Apr 30, 2024 - News

More Ohioans embracing skilled trades

Illustration of pipes against a background of tile in an upward trend like and a hand with a pipe wrench

Illustration: Sarah Grillo/Axios

Interest in training for Ohio's skilled trades is steadily growing, state labor data shows.

Why it matters: Industries like plumbing, welding and construction need more workers as boomers retire, and younger Ohioans are stepping up to fill the gaps.

The big picture: Enrollment in vocational programs and applications for trade jobs are ticking up as younger people look to start their careers without the sky-high cost of a four-year college degree.

  • Enrollment in vocational programs jumped 16% last year, according to the National Student Clearinghouse.

What they're saying: "We're finally seeing a more than subtle change within our society," says Robb Sommerfeld, co-founder of the National Center for Craftsmanship, which provides vocational training at high schools.

  • "More and more students and their parents see alternatives."

Zoom in: Apprentices in Ohio are up 69% since 2014 and up 2% over the past year, according to ApprenticeOhio, the arm of Ohio's Department of Jobs and Family Services that connects companies to workers.

  • As of yesterday, Ohio had 22,676 active apprentices, ranking the state third nationally and first in the Midwest.

By the numbers: Most of these (60%) are in construction and another 19% are in electrical work.
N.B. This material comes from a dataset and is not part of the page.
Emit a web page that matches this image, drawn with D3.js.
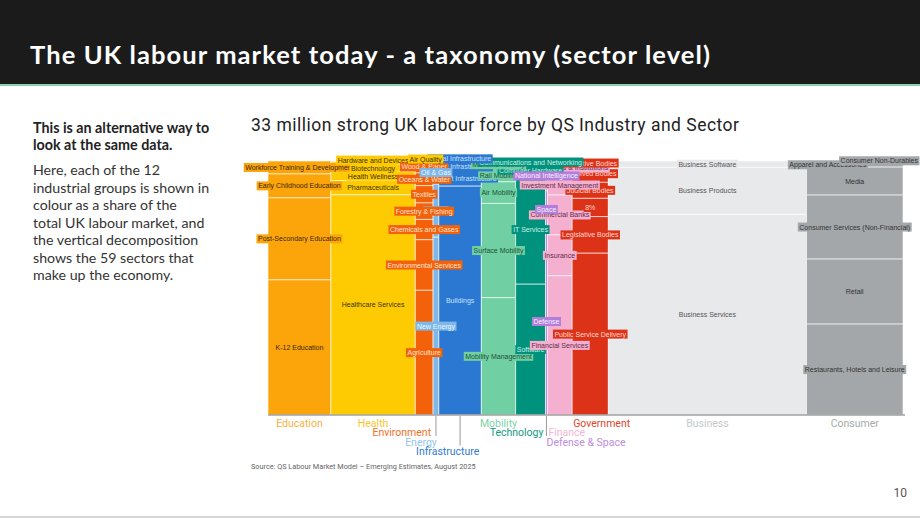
<!DOCTYPE html>
<html>
<head>
<meta charset="utf-8">
<script src="https://cdn.jsdelivr.net/npm/d3@7"></script>
<style>
  html, body { margin: 0; padding: 0; background: #fff; }
  svg { display: block; }
</style>
</head>
<body>
<svg id="chart" width="920" height="518"></svg>
<script>
// ---------------- DATA ----------------
const groups = ["Education","Health","Environment","Energy","Infrastructure","Mobility","Technology","Defense & Space","Finance","Government","Business","Consumer"];
const groupShares = [9.9, 13.3, 2.8, 0.9, 6.7, 5.4, 4.7, 0.3, 3.9, 5.7, 31.2, 15.2];

const educationSectors = ["Workforce Training & Development","Early Childhood Education","Post-Secondary Education","K-12 Education"];
const educationShares  = [5.1, 9.4, 32.3, 53.2];

const healthSectors = ["Air Quality","Hardware and Devices","Biotechnology","Health Wellness","Pharmaceuticals","Healthcare Services"];
const healthShares  = [0.4, 1.0, 2.8, 3.5, 5.6, 86.7];

const environmentSectors = ["Wood & Paper","Oceans & Water","Textiles","Forestry & Fishing","Chemicals and Gases","Environmental Services","Agriculture"];
const environmentShares  = [4.7, 5.0, 6.8, 6.5, 8.0, 19.9, 49.1];

const energySectors = ["Oil & Gas","Utilities","New Energy"];
const energyShares  = [9.1, 20.9, 70.0];

const infrastructureSectors = ["Social Infrastructure","Digital Infrastructure","Transport Infrastructure","Buildings"];
const infrastructureShares  = [1.0, 2.6, 6.3, 90.1];

const mobilitySectors = ["Maritime Mobility","Rail Mobility","Air Mobility","Surface Mobility","Mobility Management"];
const mobilityShares  = [2.9, 5.3, 8.5, 37.1, 46.2];

const technologySectors = ["Communications and Networking","Computer Hardware","IT Services","Software"];
const technologyShares  = [1.6, 3.9, 43.0, 51.5];

const defenseSectors = ["National Intelligence","Space","Defense"];
const defenseShares  = [11.8, 14.6, 73.6];

const financeSectors = ["Financial Markets & Institutions","Investment Management","Commercial Banks","Insurance","Financial Services"];
const financeShares  = [5.5, 7.9, 15.7, 16.1, 54.8];

const governmentSectors = ["Executive Bodies","Devolved Bodies","Judicial Bodies","8%","Legislative Bodies","Public Service Delivery"];
const governmentShares  = [1.6, 6.8, 6.3, 7.2, 14.4, 63.7];

const businessSectors = ["Business Software","Business Products","Business Services"];
const businessShares  = [2.5, 18.5, 79.0];

const consumerSectors = ["Consumer Non-Durables","Apparel and Accessories","Media","Consumer Services (Non-Financial)","Retail","Restaurants, Hotels and Leisure"];
const consumerShares  = [0.6, 1.8, 11.0, 25.2, 25.6, 35.8];

const sectorsByGroup = [educationSectors, healthSectors, environmentSectors, energySectors, infrastructureSectors, mobilitySectors, technologySectors, defenseSectors, financeSectors, governmentSectors, businessSectors, consumerSectors];
const sharesByGroup  = [educationShares, healthShares, environmentShares, energyShares, infrastructureShares, mobilityShares, technologyShares, defenseShares, financeShares, governmentShares, businessShares, consumerShares];

// ---------------- STYLE / LAYOUT CONFIG ----------------
const fillColors = ["#FBA50B","#FECB02","#F4610B","#7DB8E8","#2A78D1","#70D0A4","#00927D","#B27EDB","#F5AFCF","#DC3318","#E8E9EB","#A3A7AA"];
const labelTextColors = ["#3b2600","#3d3200","#FFE3D1","#EEF6FD","#C9E0FA","#1E4F38","#CDEFE6","#F6EEFF","#5E2E4C","#FFD9CF","#555555","#333333"];
const legendColors = ["#F8B03F","#F6C62E","#F1702A","#96C5EE","#2F7BD3","#7AD2A8","#159A83","#C08BE2","#F5B6D3","#E0452B","#C6C8CA","#A7AAAC"];
const legendRow    = [0,0,1,2,3,0,1,2,1,0,0,0];
const legendAnchor = ["middle","middle","end","end","end","middle","end","start","start","start","middle","middle"];
const legendLeader = [false,false,false,true,true,false,false,true,false,false,false,false];

const svg = d3.select("#chart");
const W = 920, H = 518;

svg.append("rect").attr("width", W).attr("height", H).attr("fill", "#fff");

// header
svg.append("rect").attr("x",0).attr("y",0).attr("width",W).attr("height",84).attr("fill","#1b1b1b");
svg.append("text")
  .attr("x", 30).attr("y", 64)
  .attr("fill", "#fff")
  .attr("font-family", "Lato, 'Open Sans', sans-serif")
  .attr("font-weight", 700)
  .attr("font-size", 25.5)
  .attr("textLength", 680).attr("lengthAdjust", "spacing")
  .text("The UK labour market today - a taxonomy (sector level)");
svg.append("line").attr("x1",0).attr("x2",W).attr("y1",85).attr("y2",85)
  .attr("stroke","#62c196").attr("stroke-width",1.5);

// left text
const leftBold = ["This is an alternative way to", "look at the same data."];
const leftBody = ["Here, each of the 12","industrial groups is shown in","colour as a share of the","total UK labour market, and","the vertical decomposition","shows the 59 sectors that","make up the economy."];
svg.append("g").selectAll("text").data(leftBold).join("text")
  .attr("x", 33).attr("y", (d,i) => 132.5 + i*17)
  .attr("font-family", "Lato, sans-serif").attr("font-weight", 700).attr("font-size", 14.3)
  .attr("fill", "#222").text(d => d);
svg.append("g").selectAll("text").data(leftBody).join("text")
  .attr("x", 33).attr("y", (d,i) => 175 + i*17.5)
  .attr("font-family", "Lato, sans-serif").attr("font-weight", 400).attr("font-size", 14.2)
  .attr("fill", "#333").text(d => d);

// chart title
svg.append("text")
  .attr("x", 251).attr("y", 131)
  .attr("font-family", "Roboto, 'Liberation Sans', sans-serif")
  .attr("font-weight", 400).attr("font-size", 17.5).attr("fill", "#222")
  .attr("textLength", 488).attr("lengthAdjust", "spacing")
  .text("33 million strong UK labour force by QS Industry and Sector");

// scales
const x = d3.scaleLinear().domain([0, d3.sum(groupShares)]).range([268, 903]);
const y = d3.scaleLinear().domain([0, 100]).range([161, 415]);

// build layout
const cols = [];
let cum = 0;
groups.forEach((g, i) => {
  const x0 = x(cum), x1 = x(cum + groupShares[i]);
  cum += groupShares[i];
  let c2 = 0;
  const segs = sectorsByGroup[i].map((s, j) => {
    const v = sharesByGroup[i][j];
    const seg = { name: s, gi: i, y0: y(c2), y1: y(c2 + v), x0, x1, abs: v * groupShares[i] };
    c2 += v;
    return seg;
  });
  cols.push({ name: g, i, x0, x1, segs });
});

// segments
const gSeg = svg.append("g");
cols.forEach(c => {
  gSeg.selectAll(null).data(c.segs).join("rect")
    .attr("x", d => d.x0).attr("y", d => d.y0)
    .attr("width", d => Math.max(0.5, d.x1 - d.x0)).attr("height", d => d.y1 - d.y0)
    .attr("fill", fillColors[c.i])
    .attr("stroke", "rgba(255,255,255,0.6)").attr("stroke-width", 1);
});

// axis baseline
const axis = d3.axisBottom(x).ticks(0).tickSize(0).tickFormat("");
svg.append("g").attr("transform", "translate(0,415)").call(axis)
  .call(g => g.select(".domain").attr("stroke", "#a0a0a0").attr("stroke-width", 1.6).attr("d", "M268,0H905"));

// labels
const gLab = svg.append("g");
const LH = 8, MINY = 157, FS = 7;
const allLabs = [];
cols.forEach(c => {
  const cx = (c.x0 + c.x1) / 2;
  const labs = c.segs.map(s => {
    const g = gLab.append("g");
    const r = g.append("rect").attr("fill", fillColors[c.i]);
    const t = g.append("text")
      .attr("font-family", "'Liberation Sans', Arial, sans-serif")
      .attr("font-size", FS)
      .attr("fill", labelTextColors[c.i])
      .attr("text-anchor", "middle")
      .attr("dominant-baseline", "central")
      .text(s.name);
    const w = t.node().getComputedTextLength();
    return { g, r, t, w, cy: (s.y0 + s.y1) / 2, x: cx, y: 0, abs: s.abs };
  });
  // bottom-up vertical de-overlap; squeezed labels slide sideways
  for (let j = labs.length - 1; j >= 0; j--) {
    const L = labs[j];
    if (j === labs.length - 1) { L.y = L.cy; continue; }
    const N = labs[j + 1];
    const yy = Math.min(L.cy, N.y - LH);
    if (yy < MINY) {
      L.y = Math.max(MINY + 2, N.y - 4);
      L.x = N.x + N.w / 2 + 1 + L.w / 2;
      const over = L.x + L.w / 2 - 918;
      if (over > 0) { L.x -= over; N.x -= over / 2; }
    } else {
      L.y = yy;
    }
  }
  labs.forEach(L => allLabs.push(L));
});
allLabs.forEach(L => {
  L.r.attr("x", L.x - L.w / 2 - 1.5).attr("y", L.y - 4.5)
    .attr("width", L.w + 3).attr("height", 9);
  L.t.attr("x", L.x).attr("y", L.y);
});
// draw order: larger sectors first, smaller sectors on top
allLabs.slice().sort((a, b) => b.abs - a.abs).forEach(L => L.g.raise());

// legend
const rowY = [423, 432.5, 442, 451.5];
const gLeg = svg.append("g");
cols.forEach(c => {
  const a = legendAnchor[c.i];
  const lx = a === "middle" ? (c.x0 + c.x1) / 2 : a === "end" ? c.x1 - 2 : c.x0 + 1;
  const ly = rowY[legendRow[c.i]];
  if (legendLeader[c.i]) {
    const xl = (c.x0 + c.x1) / 2;
    gLeg.append("line").attr("x1", xl).attr("x2", xl).attr("y1", 416).attr("y2", ly - 6)
      .attr("stroke", "#9a9a9a").attr("stroke-width", 1);
  }
  gLeg.append("text")
    .attr("x", lx).attr("y", ly)
    .attr("text-anchor", a)
    .attr("dominant-baseline", "central")
    .attr("font-family", "Roboto, 'Liberation Sans', sans-serif")
    .attr("font-size", 10.5)
    .attr("fill", legendColors[c.i])
    .text(c.name);
});

// source
svg.append("text").attr("x", 251).attr("y", 469)
  .attr("font-family", "Roboto, 'Liberation Sans', sans-serif")
  .attr("font-size", 7.3).attr("fill", "#666")
  .text("Source: QS Labour Market Model – Emerging Estimates, August 2025");

// page number and footer line
svg.append("text").attr("x", 907).attr("y", 497).attr("text-anchor", "end")
  .attr("font-family", "Roboto, 'Liberation Sans', sans-serif")
  .attr("font-size", 12).attr("fill", "#555").text("10");
svg.append("line").attr("x1", 0).attr("x2", W).attr("y1", 517).attr("y2", 517)
  .attr("stroke", "#c8c8c8").attr("stroke-width", 1.5);
</script>
</body>
</html>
  • Well over 100 other occupations are represented, ranging from car repair and firefighting to elevator installation, video editing and soil/plant science.
  • The average hourly wage is $31.98 for those who graduated from apprenticeship programs so far in 2024.

Locally, Columbus City Schools offers technical programs at two of its facilities, while Columbus State Community College features various degree, certification and apprenticeship programs like carpentry, plumbing and welding.

  • Franklin County's Building Futures program connects low-income residents with skilled trade instruction.

Reality check: The labor shortage for technical jobs isn't over.

  • The construction industry alone faces a gap of half a million workers.
  • Many more plumbers, electricians and other skilled workers have retired over the past few years than have been trained to take their places.

The bottom line: Help is on the way, but worker shortages in the trades won't be solved overnight.